- _Set problem_: Search the material for the word "image" and copy each line that holds it.

- _Listing_:
—————
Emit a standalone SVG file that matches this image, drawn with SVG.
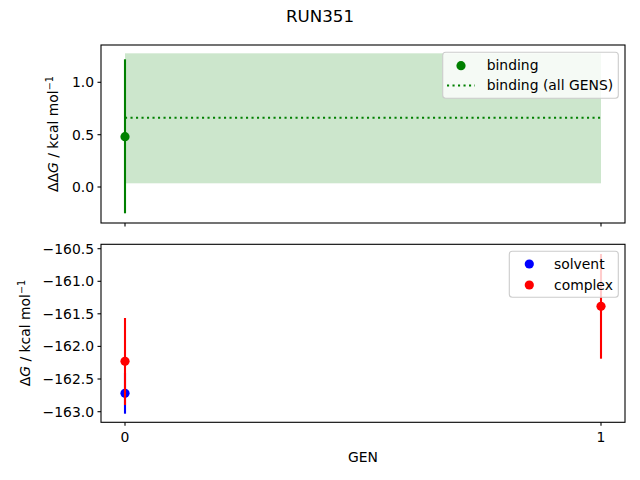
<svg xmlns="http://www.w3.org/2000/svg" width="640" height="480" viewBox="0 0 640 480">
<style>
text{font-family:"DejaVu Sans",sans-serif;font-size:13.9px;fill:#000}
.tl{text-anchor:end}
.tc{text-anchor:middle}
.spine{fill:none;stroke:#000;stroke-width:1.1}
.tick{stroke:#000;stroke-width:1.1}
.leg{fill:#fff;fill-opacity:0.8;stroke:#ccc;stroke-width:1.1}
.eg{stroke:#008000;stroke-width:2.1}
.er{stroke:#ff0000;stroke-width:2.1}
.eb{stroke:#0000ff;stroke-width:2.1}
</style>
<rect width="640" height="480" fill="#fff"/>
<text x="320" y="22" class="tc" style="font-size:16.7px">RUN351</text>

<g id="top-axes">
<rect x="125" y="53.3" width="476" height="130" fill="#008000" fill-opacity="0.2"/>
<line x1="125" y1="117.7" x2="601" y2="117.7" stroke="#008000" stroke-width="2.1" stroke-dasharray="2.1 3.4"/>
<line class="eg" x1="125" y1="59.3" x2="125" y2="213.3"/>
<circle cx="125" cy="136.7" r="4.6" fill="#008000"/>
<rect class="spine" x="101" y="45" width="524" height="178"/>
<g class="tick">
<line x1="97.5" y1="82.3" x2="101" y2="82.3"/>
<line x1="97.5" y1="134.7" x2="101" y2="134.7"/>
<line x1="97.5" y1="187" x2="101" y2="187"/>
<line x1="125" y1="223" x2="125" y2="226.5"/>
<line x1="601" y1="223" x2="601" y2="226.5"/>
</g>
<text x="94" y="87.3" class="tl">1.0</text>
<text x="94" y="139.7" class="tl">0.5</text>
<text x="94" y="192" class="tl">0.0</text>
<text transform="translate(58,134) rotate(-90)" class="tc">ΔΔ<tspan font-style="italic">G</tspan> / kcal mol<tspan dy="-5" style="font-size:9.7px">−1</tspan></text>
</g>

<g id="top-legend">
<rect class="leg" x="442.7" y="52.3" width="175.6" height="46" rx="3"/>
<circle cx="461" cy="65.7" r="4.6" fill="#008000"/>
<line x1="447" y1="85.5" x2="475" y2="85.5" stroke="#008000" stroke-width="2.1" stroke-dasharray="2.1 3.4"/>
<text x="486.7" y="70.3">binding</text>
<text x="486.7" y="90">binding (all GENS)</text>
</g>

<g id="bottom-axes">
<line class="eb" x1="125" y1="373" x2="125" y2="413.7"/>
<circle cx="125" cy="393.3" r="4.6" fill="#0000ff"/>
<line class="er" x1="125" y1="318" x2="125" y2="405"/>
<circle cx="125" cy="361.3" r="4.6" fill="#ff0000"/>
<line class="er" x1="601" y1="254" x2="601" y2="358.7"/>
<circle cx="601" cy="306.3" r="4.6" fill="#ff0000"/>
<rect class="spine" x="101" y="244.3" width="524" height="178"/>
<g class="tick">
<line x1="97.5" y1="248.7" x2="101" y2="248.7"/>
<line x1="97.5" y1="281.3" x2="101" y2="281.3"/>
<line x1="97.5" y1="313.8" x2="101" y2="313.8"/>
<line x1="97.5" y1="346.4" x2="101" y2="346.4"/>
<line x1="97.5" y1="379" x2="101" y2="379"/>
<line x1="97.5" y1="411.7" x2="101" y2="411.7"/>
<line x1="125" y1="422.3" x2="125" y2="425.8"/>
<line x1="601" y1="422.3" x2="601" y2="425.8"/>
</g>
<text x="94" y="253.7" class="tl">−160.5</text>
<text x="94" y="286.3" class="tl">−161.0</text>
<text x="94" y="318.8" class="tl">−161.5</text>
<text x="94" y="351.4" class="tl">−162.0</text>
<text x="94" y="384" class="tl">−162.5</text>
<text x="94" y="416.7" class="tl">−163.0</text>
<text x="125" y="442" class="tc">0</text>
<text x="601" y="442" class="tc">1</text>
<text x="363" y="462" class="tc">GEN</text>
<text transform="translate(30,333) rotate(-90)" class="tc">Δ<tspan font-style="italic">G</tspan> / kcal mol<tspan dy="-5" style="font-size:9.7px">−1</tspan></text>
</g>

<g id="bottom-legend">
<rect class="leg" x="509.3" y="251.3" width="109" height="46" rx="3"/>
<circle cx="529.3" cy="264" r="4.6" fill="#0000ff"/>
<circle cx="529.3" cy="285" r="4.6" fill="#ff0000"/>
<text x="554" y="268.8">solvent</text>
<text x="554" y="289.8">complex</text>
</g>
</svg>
—————
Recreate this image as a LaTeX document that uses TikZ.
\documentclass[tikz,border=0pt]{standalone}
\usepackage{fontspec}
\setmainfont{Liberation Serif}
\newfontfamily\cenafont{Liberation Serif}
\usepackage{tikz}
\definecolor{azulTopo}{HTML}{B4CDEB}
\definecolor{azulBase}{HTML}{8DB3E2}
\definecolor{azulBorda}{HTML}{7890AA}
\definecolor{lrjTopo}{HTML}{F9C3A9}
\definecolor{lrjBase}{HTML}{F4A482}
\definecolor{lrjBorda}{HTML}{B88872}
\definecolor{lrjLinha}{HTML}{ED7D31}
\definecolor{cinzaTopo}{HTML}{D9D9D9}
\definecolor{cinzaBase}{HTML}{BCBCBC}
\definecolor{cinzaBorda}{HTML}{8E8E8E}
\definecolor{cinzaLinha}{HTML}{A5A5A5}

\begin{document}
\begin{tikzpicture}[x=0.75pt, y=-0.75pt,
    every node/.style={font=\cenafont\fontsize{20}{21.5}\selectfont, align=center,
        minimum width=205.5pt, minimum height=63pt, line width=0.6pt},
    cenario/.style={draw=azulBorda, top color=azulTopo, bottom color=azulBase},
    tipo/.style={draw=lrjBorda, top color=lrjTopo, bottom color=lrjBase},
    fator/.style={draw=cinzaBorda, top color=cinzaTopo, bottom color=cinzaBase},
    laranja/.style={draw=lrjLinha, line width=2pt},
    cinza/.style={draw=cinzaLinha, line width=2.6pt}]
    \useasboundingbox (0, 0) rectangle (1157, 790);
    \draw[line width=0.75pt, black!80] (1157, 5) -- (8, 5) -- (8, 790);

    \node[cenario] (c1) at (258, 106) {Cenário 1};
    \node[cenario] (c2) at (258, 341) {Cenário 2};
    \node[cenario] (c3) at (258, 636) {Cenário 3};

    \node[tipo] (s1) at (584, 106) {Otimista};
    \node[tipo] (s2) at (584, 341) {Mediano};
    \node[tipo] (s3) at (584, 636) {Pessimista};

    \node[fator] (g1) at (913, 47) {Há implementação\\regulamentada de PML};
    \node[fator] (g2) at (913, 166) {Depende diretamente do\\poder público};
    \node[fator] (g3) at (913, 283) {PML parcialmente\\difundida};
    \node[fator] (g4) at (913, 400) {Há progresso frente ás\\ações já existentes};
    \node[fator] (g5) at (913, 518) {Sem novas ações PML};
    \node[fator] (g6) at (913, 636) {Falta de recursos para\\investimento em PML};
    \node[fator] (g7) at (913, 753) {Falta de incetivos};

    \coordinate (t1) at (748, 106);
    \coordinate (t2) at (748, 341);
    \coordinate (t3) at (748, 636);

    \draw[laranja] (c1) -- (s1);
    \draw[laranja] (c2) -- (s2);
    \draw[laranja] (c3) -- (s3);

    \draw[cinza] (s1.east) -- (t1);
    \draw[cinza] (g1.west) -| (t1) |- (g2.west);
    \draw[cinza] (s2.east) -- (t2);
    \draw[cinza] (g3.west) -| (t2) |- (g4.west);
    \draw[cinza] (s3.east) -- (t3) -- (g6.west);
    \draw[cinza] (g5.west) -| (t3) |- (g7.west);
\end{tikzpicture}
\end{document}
—————
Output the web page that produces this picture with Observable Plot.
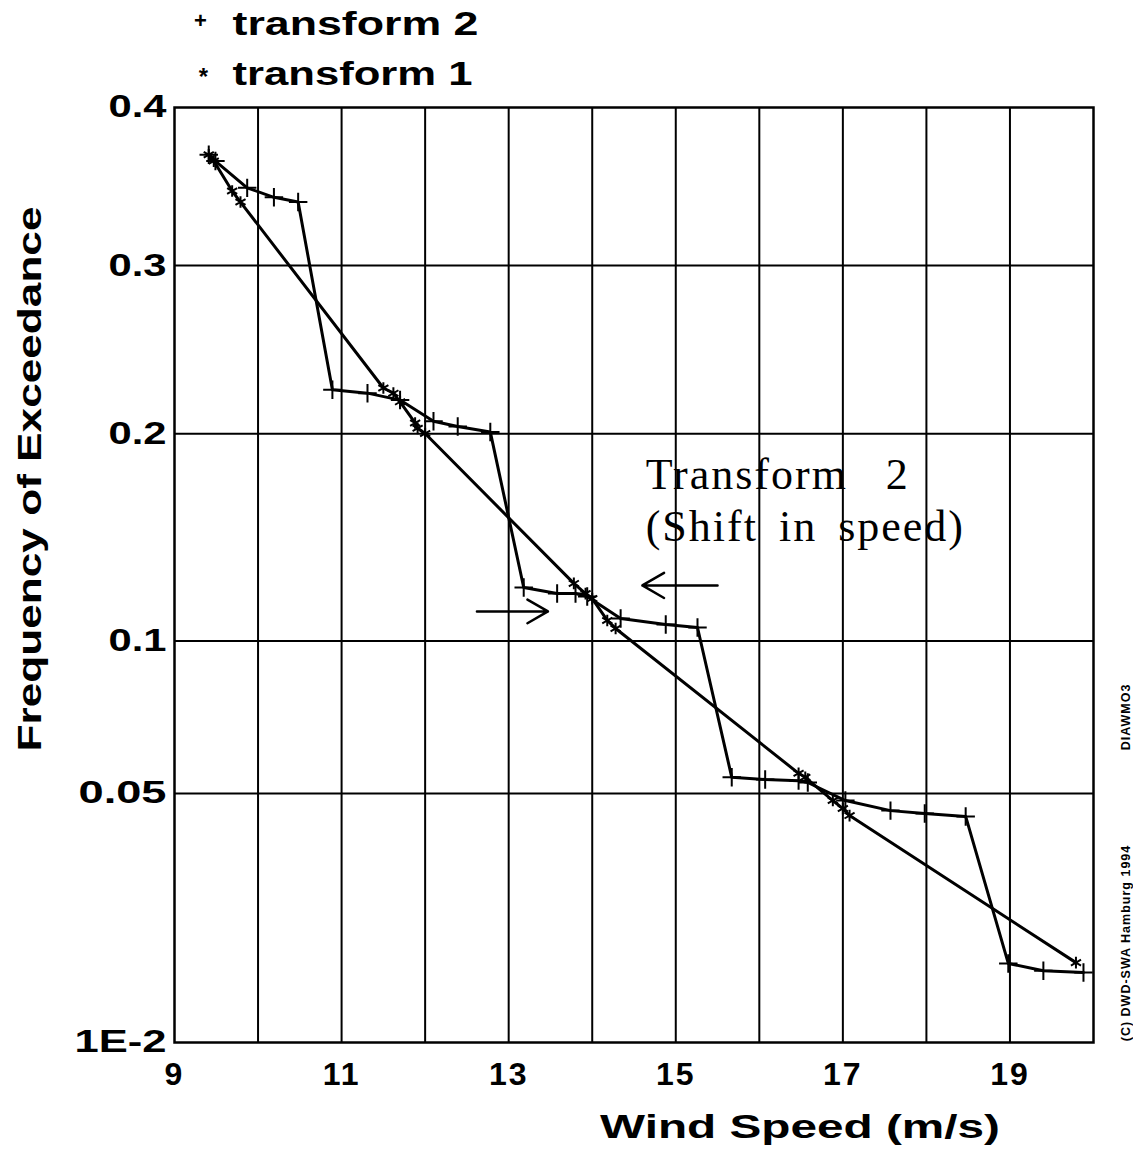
—————
- _Response to this exercise_:
Emit a standalone SVG file that matches this image, drawn with SVG.
Recreate this image as a LaTeX document that uses TikZ.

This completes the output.